Our partners tend to show and uncover deep needs and beliefs we may have about ourselves (and the world) that we aren’t even aware of. During our work together I will strive to have each partner uncover these beliefs and needs as well as communicate them in a way that will inspire the other partner to respond with support and understanding; increasing the depth and quality of connection in the relationship. If the partners choose to take separate paths then I can assist both parties in the ending process so as to create empowerment through a deeper understanding of what happened and what direction to go next.
In this work we will focus on understanding what is already going well with the relationship so that you can make sure to replicate that in the future. We will also create the foundations to good communication so that if there is a misunderstanding you are able to deal with it effectively and efficiently before it potentially snowballs out of control. This work will also give you both a deeper understanding of each other as you uncover hidden values or limiting beliefs about your partner that perhaps they didn’t even knew they had! This is a great idea for couples that are thinking of embarking on a big transition, like moving it, or getting married, or having a baby.
Very few people get married with the expectation that it won’t work out. When one partner decides that the relationship is not working anymore it is a very (very) difficult and painful time for both individuals.

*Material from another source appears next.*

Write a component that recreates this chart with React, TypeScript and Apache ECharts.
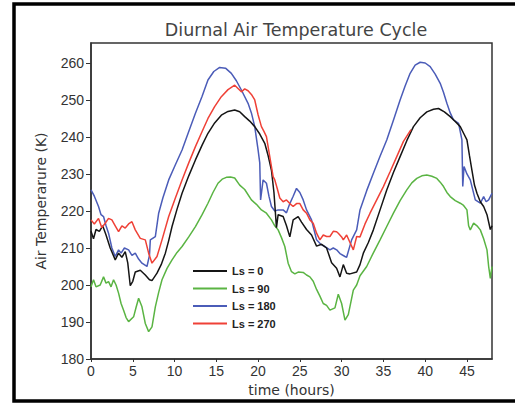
import React, { useEffect, useRef } from "react";
import * as echarts from "echarts";

const seriesNames = ["Ls = 0", "Ls = 90", "Ls = 180", "Ls = 270"];
const xTickValues = [0, 5, 10, 15, 20, 25, 30, 35, 40, 45];
const yTickValues = [180, 190, 200, 210, 220, 230, 240, 250, 260];

const ls0Hours = [0, 0.3, 0.6, 1.0, 1.4, 1.8, 2.3, 2.9, 3.3, 3.7, 4.1, 4.4, 4.7, 5.0, 5.3, 5.9, 6.5, 7.0, 7.3, 7.9, 8.4, 8.9, 9.3, 9.7, 10.3, 10.9, 11.7, 12.5, 13.3, 14.0, 14.8, 15.6, 16.4, 17.2, 17.8, 18.4, 19.0, 19.6, 20.2, 20.8, 21.2, 21.6, 21.9, 22.2, 22.4, 23.0, 23.4, 23.8, 24.2, 24.8, 25.2, 25.8, 26.4, 27.0, 27.6, 28.2, 28.8, 29.4, 29.8, 30.2, 30.6, 31.0, 31.8, 32.2, 32.6, 33.2, 33.8, 34.6, 35.4, 36.2, 37.0, 37.8, 38.6, 39.4, 40.2, 41.0, 41.6, 42.3, 43.0, 43.6, 44.2, 44.6, 45.0, 45.3, 45.6, 45.9, 46.2, 46.6, 47.0, 47.4, 47.8, 48.0];
const ls0Temps = [214.5, 212.5, 215, 214.5, 216, 213.5, 210, 206.8, 208.6, 207.5, 209, 206, 199.8, 201, 203.5, 204, 202.7, 201.4, 201.2, 203.2, 205.5, 208.6, 212, 215.8, 220.5, 224.8, 229.5, 233.8, 237.8, 241, 243.8, 245.9, 246.9, 247.3, 246.8, 245.5, 244.3, 242.8, 240.8, 238.3, 235, 231, 225, 215.5, 219, 218.5, 216, 213, 217.6, 218.5, 217, 215, 213.5, 210.5, 211, 210, 206, 204.5, 202.2, 205.5, 203.2, 203, 203.5, 205.5, 208.6, 211.5, 214.9, 220.3, 225.7, 230.4, 234.7, 239, 242.8, 245.2, 246.8, 247.5, 247.7, 246.8, 245.5, 244.2, 242.8, 241, 239.2, 235, 231, 227, 224.8, 222.5, 221.2, 219, 215, 216];

const ls90Hours = [0, 0.3, 0.6, 1.1, 1.5, 1.8, 2.1, 2.4, 2.7, 3.0, 3.3, 3.6, 3.9, 4.2, 4.5, 5.1, 5.4, 5.7, 6.1, 6.5, 6.9, 7.3, 7.7, 8.1, 8.5, 9.1, 9.7, 10.3, 10.9, 11.7, 12.5, 13.3, 14.0, 14.6, 15.2, 15.7, 16.2, 16.7, 17.2, 17.8, 18.4, 19.2, 19.8, 20.4, 21.0, 21.6, 22.0, 22.4, 22.8, 23.2, 23.6, 24.0, 24.4, 24.8, 25.4, 25.8, 26.2, 26.6, 27.0, 27.4, 27.8, 28.2, 28.6, 29.2, 29.6, 30.0, 30.4, 30.8, 31.4, 31.8, 32.2, 33.0, 33.8, 34.6, 35.4, 36.2, 37.0, 37.8, 38.4, 39.0, 39.6, 40.2, 40.8, 41.4, 41.8, 42.2, 42.6, 43.0, 43.6, 44.2, 44.6, 45.0, 45.2, 45.4, 45.8, 46.2, 46.6, 47.0, 47.4, 47.6, 47.8, 48.0];
const ls90Temps = [199.5, 201.4, 199.5, 200, 202.2, 200.5, 200.9, 199.5, 201.4, 200, 197.8, 195, 193.2, 191.2, 190.1, 191.4, 194, 196.4, 194.1, 189.6, 187.4, 188.7, 194.1, 198, 201.4, 204.5, 206.8, 208.8, 210.4, 213, 215.8, 219, 222.1, 225, 227.5, 228.6, 229.1, 229.2, 228.9, 227, 225.8, 223, 221.8, 220.3, 219.4, 217.6, 216, 214.9, 212.8, 210.4, 205.9, 203.6, 203, 203.5, 203.4, 202.7, 202.2, 201, 198.8, 197, 195, 194.5, 193.2, 193.8, 197.5, 195, 190.5, 192, 198.6, 200, 202.5, 205, 208.7, 212.2, 215.8, 219.4, 222.8, 225.7, 227.6, 228.8, 229.5, 229.7, 229.4, 228.8, 227.8, 226.6, 225, 223.9, 222.8, 222.1, 221.5, 220.3, 216, 214.9, 216.7, 216, 214.9, 212.5, 209.5, 205, 201.8, 205];

const ls180Hours = [0, 0.4, 0.9, 1.2, 1.5, 1.8, 2.1, 2.5, 2.9, 3.3, 3.6, 4.0, 4.5, 4.9, 5.3, 5.7, 6.1, 6.7, 7.0, 7.1, 7.7, 8.1, 8.6, 9.3, 10.1, 10.9, 11.7, 12.5, 13.3, 14.0, 14.7, 15.4, 16.1, 16.8, 17.4, 18.0, 18.8, 19.2, 19.6, 20.0, 20.2, 20.3, 20.6, 21.0, 21.3, 21.6, 22.0, 22.4, 23.0, 23.4, 23.8, 24.2, 24.6, 25.0, 25.4, 25.8, 26.4, 27.0, 27.5, 28.0, 28.6, 29.0, 29.4, 29.8, 30.4, 30.6, 31.2, 31.8, 32.2, 33.0, 33.8, 34.6, 35.4, 36.2, 37.0, 37.6, 38.2, 38.8, 39.4, 40.0, 40.6, 41.2, 41.8, 42.2, 42.6, 43.0, 43.4, 44.0, 44.4, 44.5, 44.65, 45.0, 45.4, 46.0, 46.6, 47.0, 47.3, 47.6, 48.0];
const ls180Temps = [225.7, 224, 221.2, 219, 218.5, 216, 214, 210, 207.7, 209.5, 208.6, 210, 209.5, 208, 208.6, 207, 205.9, 205, 208, 212.2, 213.1, 219.4, 223.5, 228.4, 232.5, 236.5, 241.5, 246.4, 251, 255.4, 257.7, 258.8, 258.6, 257.2, 255.2, 252.7, 249.1, 246.5, 242.8, 236.5, 233, 223, 228.4, 227.5, 224, 221.2, 220, 220.3, 220.3, 219.5, 222, 224, 226.1, 225, 223, 220.3, 217.6, 212.2, 211, 210.4, 209.5, 210, 209.5, 208.5, 207.7, 207.5, 212.2, 214.9, 220.3, 225.5, 230.2, 234.8, 239.2, 244.5, 250, 253.8, 257.2, 259.4, 260.2, 260, 259, 257, 254.5, 252, 249.1, 246.5, 244.6, 243.7, 239.2, 226.6, 232, 230, 228.4, 223, 222.1, 223.9, 222.5, 223, 224.8];

const ls270Hours = [0, 0.4, 0.9, 1.3, 1.7, 2.1, 2.5, 2.9, 3.3, 3.7, 4.1, 4.5, 4.9, 5.3, 5.9, 6.5, 6.9, 7.3, 7.9, 8.5, 9.3, 10.1, 10.9, 11.7, 12.5, 13.3, 14.0, 14.8, 15.6, 16.4, 17.2, 18.0, 18.4, 18.8, 19.2, 19.6, 20.0, 20.4, 20.7, 21.0, 21.4, 21.8, 22.0, 22.3, 22.6, 23.0, 23.4, 23.8, 24.2, 24.6, 25.0, 25.4, 25.8, 26.2, 26.6, 27.0, 27.4, 27.8, 28.2, 28.6, 29.0, 29.4, 29.6, 30.0, 30.2, 30.6, 31.0, 31.4, 31.8, 32.2, 32.8, 33.4, 34.2, 35.0, 35.8, 36.6, 37.4, 38.3];
const ls270Temps = [217.6, 216.5, 218, 215.5, 216.7, 218, 217.6, 216, 214.4, 216, 215.4, 216.5, 217.1, 214.9, 212.6, 212.2, 208.6, 205.9, 207.7, 212.2, 218.5, 223.5, 228.4, 233, 237.4, 241.5, 245, 248.2, 250.9, 252.8, 254, 252.2, 253, 252.5, 251.5, 250, 246, 242.8, 241.5, 240.1, 234.7, 229.3, 228.4, 226, 223.5, 222.5, 223, 222, 221.2, 222, 222, 220.3, 219.4, 217.6, 216.7, 214, 212.2, 213.5, 213.1, 213.1, 214.5, 214.4, 214, 213, 212.2, 213.5, 211.5, 209.5, 213.1, 213, 216.5, 219.4, 223, 226.6, 230.6, 234.7, 238.8, 242];

const colors = ["#151515", "#5ab443", "#4b5cb8", "#ef4137"];

function pairs(h: number[], v: number[]) {
  return h.map((t, i) => [t, v[i]]);
}

export default function App() {
  const ref = useRef<HTMLDivElement>(null);
  useEffect(() => {
    if (!ref.current) return;
    const chart = echarts.init(ref.current, null, { renderer: "svg" });
    const lineSeries = (name: string, idx: number, h: number[], v: number[]) => ({
      name,
      type: "line",
      data: pairs(h, v),
      showSymbol: false,
      symbol: "none",
      lineStyle: { color: colors[idx], width: 1.5 },
      itemStyle: { color: colors[idx] },
      z: 2,
    });
    chart.setOption({
      animation: false,
      backgroundColor: "#ffffff",
      title: {
        text: "Diurnal Air Temperature Cycle",
        left: 291,
        textAlign: "center",
        top: 16,
        textStyle: { fontFamily: "DejaVu Sans", fontWeight: "normal", fontSize: 17.5, color: "#444" },
      },
      legend: {
        orient: "vertical",
        left: 188,
        top: 260,
        icon: "rect",
        itemWidth: 34,
        itemHeight: 2,
        itemGap: 5.5,
        data: seriesNames,
        textStyle: { fontFamily: "Liberation Sans", fontWeight: "bold", fontSize: 11, lineHeight: 12, color: "#222", padding: [0, 0, 0, 0] },
      },
      grid: {
        left: 91,
        right: 23,
        top: 43,
        bottom: 53,
        show: true,
        borderColor: "#333",
        borderWidth: 1.5,
        backgroundColor: "transparent",
      },
      xAxis: {
        type: "value",
        min: 0,
        max: 48,
        name: "time (hours)",
        nameLocation: "middle",
        nameGap: 13,
        nameTextStyle: { fontFamily: "DejaVu Sans", fontSize: 14, color: "#333" },
        axisLine: { show: true, lineStyle: { color: "#333", width: 1.5 } },
        axisTick: { show: true, length: 3, customValues: xTickValues, lineStyle: { color: "#333" } },
        axisLabel: { customValues: xTickValues, fontFamily: "Liberation Sans", fontSize: 14, color: "#333", margin: 5 },
        splitLine: { show: false },
      },
      yAxis: {
        type: "value",
        min: 180,
        max: 265.4,
        name: "Air Temperarure (K)",
        nameLocation: "middle",
        nameGap: 43,
        nameTextStyle: { fontFamily: "DejaVu Sans", fontSize: 14, color: "#333" },
        axisLine: { show: true, lineStyle: { color: "#333", width: 1.5 } },
        axisTick: { show: true, length: 5, customValues: yTickValues, lineStyle: { color: "#333" } },
        axisLabel: { customValues: yTickValues, fontFamily: "Liberation Sans", fontSize: 14, color: "#333", margin: 7 },
        splitLine: { show: false },
      },
      graphic: [
        {
          type: "rect",
          shape: { x: 14, y: 4, width: 520, height: 397 },
          style: { fill: "none", stroke: "#000", lineWidth: 3.5 },
          silent: true,
        },
      ],
      series: [
        lineSeries(seriesNames[1], 1, ls90Hours, ls90Temps),
        lineSeries(seriesNames[2], 2, ls180Hours, ls180Temps),
        lineSeries(seriesNames[0], 0, ls0Hours, ls0Temps),
        lineSeries(seriesNames[3], 3, ls270Hours, ls270Temps),
      ],
    });
    return () => chart.dispose();
  }, []);
  return <div ref={ref} style={{ position: "absolute", left: 0, top: 0, width: 515, height: 412 }} />;
}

During this time I can work with both parities individually or together as they navigate what happened, what went wrong, and where to go from here. Additionally I can work with partners and coach them in how they tell their children, what is essential for their children to hear and understand. Or I can work with just the children as they are struggling to adjust to this shift in their lives.
Of course there are often a complex jumble of emotions after you have split with someone yet still have to share the parenting of your children. For the child this is the most important time for their parents to work as a team to create consistent expectations and encourage them to have healthy coping and development. In this work I teach clients to create healthy boundaries and expectations with the other parent. As well as help traverse the emotion laden path of being able to be the best support for your children so that they adjust and eventually flourish in this new arrangement. I can help with creating parenting schedules, how to deal with different child reactions, how to deal with and make sense of your own emotions, and lastly how to have effective communication so as to reduce the amount of conflict between all parties involved. This is already a difficult time in everyone’s life, lets make it at least manageable!
Related to all these phases of a relationship, here is one of my favourite quotes about love:
“When love beckons to you follow him, Though his ways are hard and steep. And when his wings enfold you yield to him, Though the sword hidden among his pinions may wound you. And when he speaks to you believe in him, Though his voice may shatter your dreams as the north wind lays waste the garden. For even as love crowns you so shall he crucify you. Even as he is for your growth so is he for your pruning. Even as he ascends to your height and caresses your tenderest branches that quiver in the sun, So shall he descend to your roots and shake them in their clinging to the earth……
But if in your fear you would seek only love’s peace and love’s pleasure, Then it is better for you that you cover your nakedness and pass out of love’s threshing-floor, Into the seasonless world where you shall laugh, but not all of your laughter, and weep, but not all of your tears. Love gives naught but itself and takes naught but from itself.
Love possesses not nor would it be possessed; For love is sufficient unto love. And think not you can direct the course of love, if it finds you worthy, directs your course. Love has no other desire but to fulfil itself.”
But if you love and must needs have desires, let these be your desires: To melt and be like a running brook that sings its melody to the night. To know the pain of too much tenderness. To be wounded by your own understanding of love; And to bleed willingly and joyfully.”